## begin

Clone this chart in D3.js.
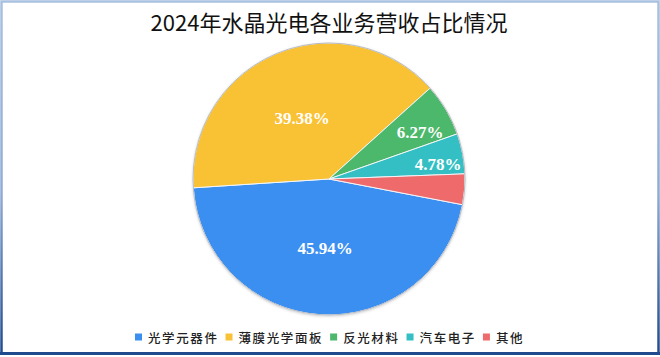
<!DOCTYPE html>
<html><head><meta charset="utf-8">
<script src="https://cdn.jsdelivr.net/npm/d3@7"></script>
<style>html,body{margin:0;padding:0;background:#fff;}svg{display:block;}</style>
</head><body>
<script>
const title = "2024年水晶光电各业务营收占比情况";
const categories = ["光学元器件", "薄膜光学面板", "反光材料", "汽车电子", "其他"];
const values = [45.94, 39.38, 6.27, 4.78, 3.63];
const labels = ["45.94%", "39.38%", "6.27%", "4.78%", ""];
const colors = ["#3b8ff0", "#f9c234", "#4cb86b", "#33bfc3", "#ef6b6b"];

const W = 660, H = 357;
const svg = d3.select("body").append("svg").attr("width", W).attr("height", H);
const defs = svg.append("defs");
const g1 = defs.append("linearGradient").attr("id", "frame").attr("x1", 0).attr("y1", 0).attr("x2", 0).attr("y2", 1);
g1.append("stop").attr("offset", "0%").attr("stop-color", "#a9c1e0");
g1.append("stop").attr("offset", "55%").attr("stop-color", "#8eabd4");
g1.append("stop").attr("offset", "100%").attr("stop-color", "#1f4a8e");
const sh = defs.append("filter").attr("id", "sh").attr("x", "-10%").attr("y", "-10%").attr("width", "120%").attr("height", "120%");
sh.append("feDropShadow").attr("dx", 0).attr("dy", 1).attr("stdDeviation", 1.5).attr("flood-color", "#000").attr("flood-opacity", 0.25);

svg.append("rect").attr("x", 0).attr("y", 0).attr("width", W).attr("height", H).attr("fill", "#fff");
svg.append("rect").attr("x", 1.5).attr("y", 1.5).attr("width", W - 3).attr("height", H - 5)
  .attr("fill", "none").attr("stroke", "url(#frame)").attr("stroke-width", 2.5);
svg.append("line").attr("x1", 0).attr("x2", W).attr("y1", 353.5).attr("y2", 353.5)
  .attr("stroke", "#1f4a8e").attr("stroke-width", 3);

svg.append("text").attr("x", 329).attr("y", 31).attr("text-anchor", "middle")
  .attr("font-family", "'Noto Sans CJK SC', sans-serif").attr("font-size", 22).attr("font-weight", 400)
  .attr("fill", "#111").text(title);

const cx = 329, cy = 179, r = 136;
const start = 100.9 * Math.PI / 180;
const pie = d3.pie().sort(null).value(d => d).startAngle(start).endAngle(start + 2 * Math.PI);
const arcs = pie(values);
const arc = d3.arc().innerRadius(0).outerRadius(r);
const gp = svg.append("g").attr("transform", `translate(${cx},${cy})`);
gp.append("circle").attr("r", r).attr("fill", "#fff").attr("filter", "url(#sh)");
gp.selectAll("path").data(arcs).join("path")
  .attr("d", arc).attr("fill", (d, i) => colors[i])
  .attr("stroke", "#f2f5f9").attr("stroke-width", 1);
gp.append("circle").attr("r", r).attr("fill", "none").attr("stroke", "#b9bcc2").attr("stroke-width", 1);

// label offsets from pie centre (as placed in the reference)
const labelPos = [[-4, 69], [-27, -61], [91, -47], [109, -15], [0, 0]];
gp.selectAll("text.lbl").data(arcs).join("text").attr("class", "lbl")
  .attr("x", (d, i) => labelPos[i][0])
  .attr("y", (d, i) => labelPos[i][1])
  .attr("text-anchor", "middle").attr("dominant-baseline", "central")
  .attr("font-family", "'Liberation Serif', 'Times New Roman', serif").attr("font-weight", "bold")
  .attr("font-size", 17).attr("fill", "#fff")
  .text((d, i) => labels[i]);

// legend
const lg = svg.append("g");
const legY = 337;
let x = 135;
categories.forEach((c, i) => {
  lg.append("rect").attr("x", x).attr("y", legY - 3.5).attr("width", 7).attr("height", 7).attr("fill", colors[i]);
  const t = lg.append("text").attr("x", x + 13).attr("y", legY).attr("dominant-baseline", "central")
    .attr("font-family", "'Noto Sans CJK SC', sans-serif").attr("font-size", 12.5).attr("font-weight", 500)
    .attr("letter-spacing", 1.6).attr("fill", "#222").text(c);
  const w = t.node().getComputedTextLength();
  x = x + 13 + w + 7;
});
</script>
</body></html>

## end

Retype the whole listing, keeping every line identical and omitting all pictures.

Clone this chart in D3.js.
<!DOCTYPE html>
<html><head><meta charset="utf-8">
<script src="https://cdn.jsdelivr.net/npm/d3@7"></script>
<style>html,body{margin:0;padding:0;background:#fff;}svg{display:block;}</style>
</head><body>
<script>
const title = "2024年水晶光电各业务营收占比情况";
const categories = ["光学元器件", "薄膜光学面板", "反光材料", "汽车电子", "其他"];
const values = [45.94, 39.38, 6.27, 4.78, 3.63];
const labels = ["45.94%", "39.38%", "6.27%", "4.78%", ""];
const colors = ["#3b8ff0", "#f9c234", "#4cb86b", "#33bfc3", "#ef6b6b"];

const W = 660, H = 357;
const svg = d3.select("body").append("svg").attr("width", W).attr("height", H);
const defs = svg.append("defs");
const g1 = defs.append("linearGradient").attr("id", "frame").attr("x1", 0).attr("y1", 0).attr("x2", 0).attr("y2", 1);
g1.append("stop").attr("offset", "0%").attr("stop-color", "#a9c1e0");
g1.append("stop").attr("offset", "55%").attr("stop-color", "#8eabd4");
g1.append("stop").attr("offset", "100%").attr("stop-color", "#1f4a8e");
const sh = defs.append("filter").attr("id", "sh").attr("x", "-10%").attr("y", "-10%").attr("width", "120%").attr("height", "120%");
sh.append("feDropShadow").attr("dx", 0).attr("dy", 1).attr("stdDeviation", 1.5).attr("flood-color", "#000").attr("flood-opacity", 0.25);

svg.append("rect").attr("x", 0).attr("y", 0).attr("width", W).attr("height", H).attr("fill", "#fff");
svg.append("rect").attr("x", 1.5).attr("y", 1.5).attr("width", W - 3).attr("height", H - 5)
  .attr("fill", "none").attr("stroke", "url(#frame)").attr("stroke-width", 2.5);
svg.append("line").attr("x1", 0).attr("x2", W).attr("y1", 353.5).attr("y2", 353.5)
  .attr("stroke", "#1f4a8e").attr("stroke-width", 3);

svg.append("text").attr("x", 329).attr("y", 31).attr("text-anchor", "middle")
  .attr("font-family", "'Noto Sans CJK SC', sans-serif").attr("font-size", 22).attr("font-weight", 400)
  .attr("fill", "#111").text(title);

const cx = 329, cy = 179, r = 136;
const start = 100.9 * Math.PI / 180;
const pie = d3.pie().sort(null).value(d => d).startAngle(start).endAngle(start + 2 * Math.PI);
const arcs = pie(values);
const arc = d3.arc().innerRadius(0).outerRadius(r);
const gp = svg.append("g").attr("transform", `translate(${cx},${cy})`);
gp.append("circle").attr("r", r).attr("fill", "#fff").attr("filter", "url(#sh)");
gp.selectAll("path").data(arcs).join("path")
  .attr("d", arc).attr("fill", (d, i) => colors[i])
  .attr("stroke", "#f2f5f9").attr("stroke-width", 1);
gp.append("circle").attr("r", r).attr("fill", "none").attr("stroke", "#b9bcc2").attr("stroke-width", 1);

// label offsets from pie centre (as placed in the reference)
const labelPos = [[-4, 69], [-27, -61], [91, -47], [109, -15], [0, 0]];
gp.selectAll("text.lbl").data(arcs).join("text").attr("class", "lbl")
  .attr("x", (d, i) => labelPos[i][0])
  .attr("y", (d, i) => labelPos[i][1])
  .attr("text-anchor", "middle").attr("dominant-baseline", "central")
  .attr("font-family", "'Liberation Serif', 'Times New Roman', serif").attr("font-weight", "bold")
  .attr("font-size", 17).attr("fill", "#fff")
  .text((d, i) => labels[i]);

// legend
const lg = svg.append("g");
const legY = 337;
let x = 135;
categories.forEach((c, i) => {
  lg.append("rect").attr("x", x).attr("y", legY - 3.5).attr("width", 7).attr("height", 7).attr("fill", colors[i]);
  const t = lg.append("text").attr("x", x + 13).attr("y", legY).attr("dominant-baseline", "central")
    .attr("font-family", "'Noto Sans CJK SC', sans-serif").attr("font-size", 12.5).attr("font-weight", 500)
    .attr("letter-spacing", 1.6).attr("fill", "#222").text(c);
  const w = t.node().getComputedTextLength();
  x = x + 13 + w + 7;
});
</script>
</body></html>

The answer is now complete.